### YOUR TASK
Without including any images, repeat the data exactly.

### AVAILABLE DATA
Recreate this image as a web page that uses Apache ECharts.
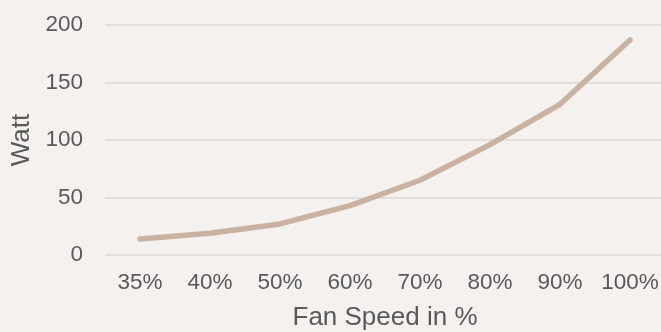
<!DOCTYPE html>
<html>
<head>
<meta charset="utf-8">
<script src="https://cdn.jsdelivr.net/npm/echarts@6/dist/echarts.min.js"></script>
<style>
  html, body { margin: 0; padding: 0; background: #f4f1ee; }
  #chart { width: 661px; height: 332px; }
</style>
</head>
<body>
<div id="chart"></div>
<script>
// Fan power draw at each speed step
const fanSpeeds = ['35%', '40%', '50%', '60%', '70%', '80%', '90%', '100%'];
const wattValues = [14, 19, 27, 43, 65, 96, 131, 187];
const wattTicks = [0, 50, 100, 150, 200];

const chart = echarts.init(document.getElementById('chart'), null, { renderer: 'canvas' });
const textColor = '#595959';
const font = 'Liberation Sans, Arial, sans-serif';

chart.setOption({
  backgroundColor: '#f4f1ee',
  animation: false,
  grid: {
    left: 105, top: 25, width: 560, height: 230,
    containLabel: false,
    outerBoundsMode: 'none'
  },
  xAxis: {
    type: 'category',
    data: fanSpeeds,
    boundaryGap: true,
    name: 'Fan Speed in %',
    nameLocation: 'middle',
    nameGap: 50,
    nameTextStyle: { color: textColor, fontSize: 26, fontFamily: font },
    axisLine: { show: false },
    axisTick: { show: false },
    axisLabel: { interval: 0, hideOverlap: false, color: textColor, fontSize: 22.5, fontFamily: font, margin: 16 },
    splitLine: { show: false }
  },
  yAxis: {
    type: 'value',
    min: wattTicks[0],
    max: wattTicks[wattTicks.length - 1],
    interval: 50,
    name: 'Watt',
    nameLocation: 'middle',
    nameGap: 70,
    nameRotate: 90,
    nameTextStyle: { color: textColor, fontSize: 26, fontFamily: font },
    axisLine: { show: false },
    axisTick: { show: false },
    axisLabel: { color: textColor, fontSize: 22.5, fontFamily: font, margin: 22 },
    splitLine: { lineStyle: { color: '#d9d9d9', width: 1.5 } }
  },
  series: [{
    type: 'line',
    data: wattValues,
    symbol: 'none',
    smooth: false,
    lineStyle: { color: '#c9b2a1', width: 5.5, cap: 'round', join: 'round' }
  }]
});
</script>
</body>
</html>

### WRITTEN ANSWER
Recreate this image as a web page that uses Apache ECharts.
<!DOCTYPE html>
<html>
<head>
<meta charset="utf-8">
<script src="https://cdn.jsdelivr.net/npm/echarts@6/dist/echarts.min.js"></script>
<style>
  html, body { margin: 0; padding: 0; background: #f4f1ee; }
  #chart { width: 661px; height: 332px; }
</style>
</head>
<body>
<div id="chart"></div>
<script>
// Fan power draw at each speed step
const fanSpeeds = ['35%', '40%', '50%', '60%', '70%', '80%', '90%', '100%'];
const wattValues = [14, 19, 27, 43, 65, 96, 131, 187];
const wattTicks = [0, 50, 100, 150, 200];

const chart = echarts.init(document.getElementById('chart'), null, { renderer: 'canvas' });
const textColor = '#595959';
const font = 'Liberation Sans, Arial, sans-serif';

chart.setOption({
  backgroundColor: '#f4f1ee',
  animation: false,
  grid: {
    left: 105, top: 25, width: 560, height: 230,
    containLabel: false,
    outerBoundsMode: 'none'
  },
  xAxis: {
    type: 'category',
    data: fanSpeeds,
    boundaryGap: true,
    name: 'Fan Speed in %',
    nameLocation: 'middle',
    nameGap: 50,
    nameTextStyle: { color: textColor, fontSize: 26, fontFamily: font },
    axisLine: { show: false },
    axisTick: { show: false },
    axisLabel: { interval: 0, hideOverlap: false, color: textColor, fontSize: 22.5, fontFamily: font, margin: 16 },
    splitLine: { show: false }
  },
  yAxis: {
    type: 'value',
    min: wattTicks[0],
    max: wattTicks[wattTicks.length - 1],
    interval: 50,
    name: 'Watt',
    nameLocation: 'middle',
    nameGap: 70,
    nameRotate: 90,
    nameTextStyle: { color: textColor, fontSize: 26, fontFamily: font },
    axisLine: { show: false },
    axisTick: { show: false },
    axisLabel: { color: textColor, fontSize: 22.5, fontFamily: font, margin: 22 },
    splitLine: { lineStyle: { color: '#d9d9d9', width: 1.5 } }
  },
  series: [{
    type: 'line',
    data: wattValues,
    symbol: 'none',
    smooth: false,
    lineStyle: { color: '#c9b2a1', width: 5.5, cap: 'round', join: 'round' }
  }]
});
</script>
</body>
</html>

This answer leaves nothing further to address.